RAW DATA -
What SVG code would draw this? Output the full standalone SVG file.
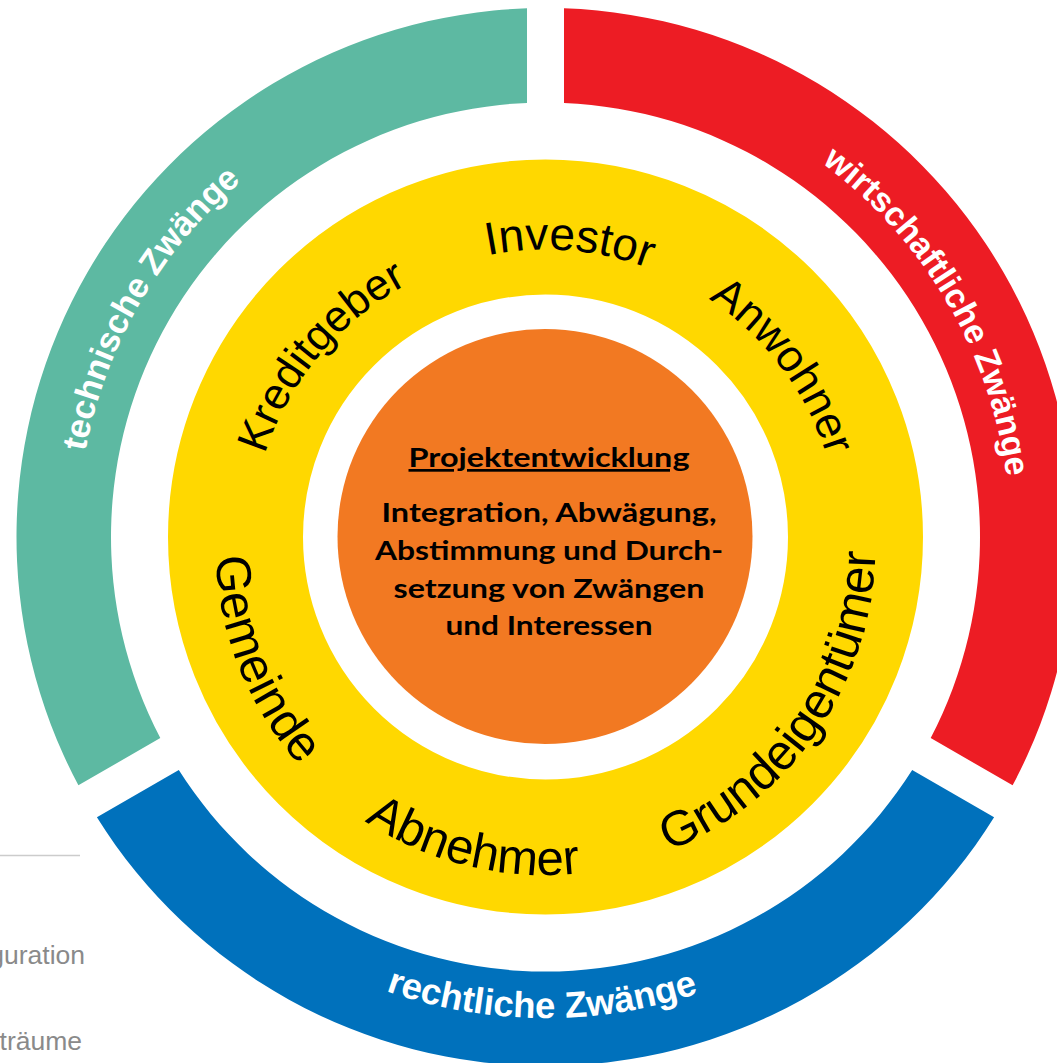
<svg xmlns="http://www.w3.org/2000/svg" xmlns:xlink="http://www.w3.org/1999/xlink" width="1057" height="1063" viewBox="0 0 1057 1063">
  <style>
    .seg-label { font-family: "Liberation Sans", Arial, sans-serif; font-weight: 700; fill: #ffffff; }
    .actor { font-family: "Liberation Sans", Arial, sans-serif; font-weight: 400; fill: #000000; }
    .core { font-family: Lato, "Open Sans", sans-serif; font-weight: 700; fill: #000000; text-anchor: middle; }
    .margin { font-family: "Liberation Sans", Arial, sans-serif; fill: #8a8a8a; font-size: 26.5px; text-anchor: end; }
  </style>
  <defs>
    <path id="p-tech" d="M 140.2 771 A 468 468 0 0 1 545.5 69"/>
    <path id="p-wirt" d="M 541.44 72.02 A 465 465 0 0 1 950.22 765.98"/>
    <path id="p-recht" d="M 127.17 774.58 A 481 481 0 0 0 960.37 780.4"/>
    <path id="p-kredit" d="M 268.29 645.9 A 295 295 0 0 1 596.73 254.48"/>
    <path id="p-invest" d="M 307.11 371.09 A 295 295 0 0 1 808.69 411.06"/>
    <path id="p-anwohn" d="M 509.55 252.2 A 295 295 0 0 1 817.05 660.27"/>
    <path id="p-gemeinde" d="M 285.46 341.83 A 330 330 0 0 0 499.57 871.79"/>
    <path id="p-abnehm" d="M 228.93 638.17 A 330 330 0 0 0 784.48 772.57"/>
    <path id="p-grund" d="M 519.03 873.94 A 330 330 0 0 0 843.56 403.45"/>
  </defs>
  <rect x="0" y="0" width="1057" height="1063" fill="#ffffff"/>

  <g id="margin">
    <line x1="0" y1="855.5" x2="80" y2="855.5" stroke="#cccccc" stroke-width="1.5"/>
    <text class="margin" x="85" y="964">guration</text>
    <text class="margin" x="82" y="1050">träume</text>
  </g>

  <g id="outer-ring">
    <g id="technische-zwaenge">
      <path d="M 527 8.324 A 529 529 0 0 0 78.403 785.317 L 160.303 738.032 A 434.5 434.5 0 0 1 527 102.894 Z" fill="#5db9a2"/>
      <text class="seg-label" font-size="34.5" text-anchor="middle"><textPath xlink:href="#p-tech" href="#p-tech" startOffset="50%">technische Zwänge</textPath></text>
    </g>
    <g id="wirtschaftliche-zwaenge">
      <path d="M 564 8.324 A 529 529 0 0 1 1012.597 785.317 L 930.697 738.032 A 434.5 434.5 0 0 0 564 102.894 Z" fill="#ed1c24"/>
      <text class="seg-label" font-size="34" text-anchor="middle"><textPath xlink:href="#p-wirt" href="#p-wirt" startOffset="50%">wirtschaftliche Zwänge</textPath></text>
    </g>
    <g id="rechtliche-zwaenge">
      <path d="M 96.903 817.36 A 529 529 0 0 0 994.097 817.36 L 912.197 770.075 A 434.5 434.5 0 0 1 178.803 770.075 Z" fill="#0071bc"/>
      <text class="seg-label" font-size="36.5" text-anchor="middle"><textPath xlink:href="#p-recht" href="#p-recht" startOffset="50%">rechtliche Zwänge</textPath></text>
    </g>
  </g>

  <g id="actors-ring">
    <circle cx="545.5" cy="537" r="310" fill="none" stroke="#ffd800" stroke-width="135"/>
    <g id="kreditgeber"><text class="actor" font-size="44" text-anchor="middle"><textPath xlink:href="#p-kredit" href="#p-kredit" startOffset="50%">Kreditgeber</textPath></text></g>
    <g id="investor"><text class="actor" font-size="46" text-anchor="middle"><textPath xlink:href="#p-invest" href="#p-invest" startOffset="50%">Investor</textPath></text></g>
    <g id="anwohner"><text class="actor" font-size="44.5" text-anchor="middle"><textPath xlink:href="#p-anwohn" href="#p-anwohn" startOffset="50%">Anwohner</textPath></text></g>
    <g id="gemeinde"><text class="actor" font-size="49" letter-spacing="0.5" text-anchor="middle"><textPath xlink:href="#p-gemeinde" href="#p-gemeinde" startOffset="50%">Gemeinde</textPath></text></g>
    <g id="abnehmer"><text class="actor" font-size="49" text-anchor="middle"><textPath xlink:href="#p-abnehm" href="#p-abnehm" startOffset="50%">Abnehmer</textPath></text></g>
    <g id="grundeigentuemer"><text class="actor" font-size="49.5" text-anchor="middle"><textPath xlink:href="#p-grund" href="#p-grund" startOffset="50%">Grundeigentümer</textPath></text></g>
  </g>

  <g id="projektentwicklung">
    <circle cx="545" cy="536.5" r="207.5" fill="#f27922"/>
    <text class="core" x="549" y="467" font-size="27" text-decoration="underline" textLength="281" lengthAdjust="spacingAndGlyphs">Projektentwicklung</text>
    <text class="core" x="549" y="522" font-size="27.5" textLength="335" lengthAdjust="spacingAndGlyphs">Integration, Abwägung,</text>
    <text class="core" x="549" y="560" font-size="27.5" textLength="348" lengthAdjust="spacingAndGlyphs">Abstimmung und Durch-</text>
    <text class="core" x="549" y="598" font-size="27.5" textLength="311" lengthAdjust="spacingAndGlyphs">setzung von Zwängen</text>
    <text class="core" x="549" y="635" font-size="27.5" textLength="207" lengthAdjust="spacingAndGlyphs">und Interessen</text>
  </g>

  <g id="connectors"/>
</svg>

WHAT TO DO -
Output all of the data exactly as it stands, minus any images.

ANSWER BELOW -
What SVG code would draw this? Output the full standalone SVG file.
<svg xmlns="http://www.w3.org/2000/svg" xmlns:xlink="http://www.w3.org/1999/xlink" width="1057" height="1063" viewBox="0 0 1057 1063">
  <style>
    .seg-label { font-family: "Liberation Sans", Arial, sans-serif; font-weight: 700; fill: #ffffff; }
    .actor { font-family: "Liberation Sans", Arial, sans-serif; font-weight: 400; fill: #000000; }
    .core { font-family: Lato, "Open Sans", sans-serif; font-weight: 700; fill: #000000; text-anchor: middle; }
    .margin { font-family: "Liberation Sans", Arial, sans-serif; fill: #8a8a8a; font-size: 26.5px; text-anchor: end; }
  </style>
  <defs>
    <path id="p-tech" d="M 140.2 771 A 468 468 0 0 1 545.5 69"/>
    <path id="p-wirt" d="M 541.44 72.02 A 465 465 0 0 1 950.22 765.98"/>
    <path id="p-recht" d="M 127.17 774.58 A 481 481 0 0 0 960.37 780.4"/>
    <path id="p-kredit" d="M 268.29 645.9 A 295 295 0 0 1 596.73 254.48"/>
    <path id="p-invest" d="M 307.11 371.09 A 295 295 0 0 1 808.69 411.06"/>
    <path id="p-anwohn" d="M 509.55 252.2 A 295 295 0 0 1 817.05 660.27"/>
    <path id="p-gemeinde" d="M 285.46 341.83 A 330 330 0 0 0 499.57 871.79"/>
    <path id="p-abnehm" d="M 228.93 638.17 A 330 330 0 0 0 784.48 772.57"/>
    <path id="p-grund" d="M 519.03 873.94 A 330 330 0 0 0 843.56 403.45"/>
  </defs>
  <rect x="0" y="0" width="1057" height="1063" fill="#ffffff"/>

  <g id="margin">
    <line x1="0" y1="855.5" x2="80" y2="855.5" stroke="#cccccc" stroke-width="1.5"/>
    <text class="margin" x="85" y="964">guration</text>
    <text class="margin" x="82" y="1050">träume</text>
  </g>

  <g id="outer-ring">
    <g id="technische-zwaenge">
      <path d="M 527 8.324 A 529 529 0 0 0 78.403 785.317 L 160.303 738.032 A 434.5 434.5 0 0 1 527 102.894 Z" fill="#5db9a2"/>
      <text class="seg-label" font-size="34.5" text-anchor="middle"><textPath xlink:href="#p-tech" href="#p-tech" startOffset="50%">technische Zwänge</textPath></text>
    </g>
    <g id="wirtschaftliche-zwaenge">
      <path d="M 564 8.324 A 529 529 0 0 1 1012.597 785.317 L 930.697 738.032 A 434.5 434.5 0 0 0 564 102.894 Z" fill="#ed1c24"/>
      <text class="seg-label" font-size="34" text-anchor="middle"><textPath xlink:href="#p-wirt" href="#p-wirt" startOffset="50%">wirtschaftliche Zwänge</textPath></text>
    </g>
    <g id="rechtliche-zwaenge">
      <path d="M 96.903 817.36 A 529 529 0 0 0 994.097 817.36 L 912.197 770.075 A 434.5 434.5 0 0 1 178.803 770.075 Z" fill="#0071bc"/>
      <text class="seg-label" font-size="36.5" text-anchor="middle"><textPath xlink:href="#p-recht" href="#p-recht" startOffset="50%">rechtliche Zwänge</textPath></text>
    </g>
  </g>

  <g id="actors-ring">
    <circle cx="545.5" cy="537" r="310" fill="none" stroke="#ffd800" stroke-width="135"/>
    <g id="kreditgeber"><text class="actor" font-size="44" text-anchor="middle"><textPath xlink:href="#p-kredit" href="#p-kredit" startOffset="50%">Kreditgeber</textPath></text></g>
    <g id="investor"><text class="actor" font-size="46" text-anchor="middle"><textPath xlink:href="#p-invest" href="#p-invest" startOffset="50%">Investor</textPath></text></g>
    <g id="anwohner"><text class="actor" font-size="44.5" text-anchor="middle"><textPath xlink:href="#p-anwohn" href="#p-anwohn" startOffset="50%">Anwohner</textPath></text></g>
    <g id="gemeinde"><text class="actor" font-size="49" letter-spacing="0.5" text-anchor="middle"><textPath xlink:href="#p-gemeinde" href="#p-gemeinde" startOffset="50%">Gemeinde</textPath></text></g>
    <g id="abnehmer"><text class="actor" font-size="49" text-anchor="middle"><textPath xlink:href="#p-abnehm" href="#p-abnehm" startOffset="50%">Abnehmer</textPath></text></g>
    <g id="grundeigentuemer"><text class="actor" font-size="49.5" text-anchor="middle"><textPath xlink:href="#p-grund" href="#p-grund" startOffset="50%">Grundeigentümer</textPath></text></g>
  </g>

  <g id="projektentwicklung">
    <circle cx="545" cy="536.5" r="207.5" fill="#f27922"/>
    <text class="core" x="549" y="467" font-size="27" text-decoration="underline" textLength="281" lengthAdjust="spacingAndGlyphs">Projektentwicklung</text>
    <text class="core" x="549" y="522" font-size="27.5" textLength="335" lengthAdjust="spacingAndGlyphs">Integration, Abwägung,</text>
    <text class="core" x="549" y="560" font-size="27.5" textLength="348" lengthAdjust="spacingAndGlyphs">Abstimmung und Durch-</text>
    <text class="core" x="549" y="598" font-size="27.5" textLength="311" lengthAdjust="spacingAndGlyphs">setzung von Zwängen</text>
    <text class="core" x="549" y="635" font-size="27.5" textLength="207" lengthAdjust="spacingAndGlyphs">und Interessen</text>
  </g>

  <g id="connectors"/>
</svg>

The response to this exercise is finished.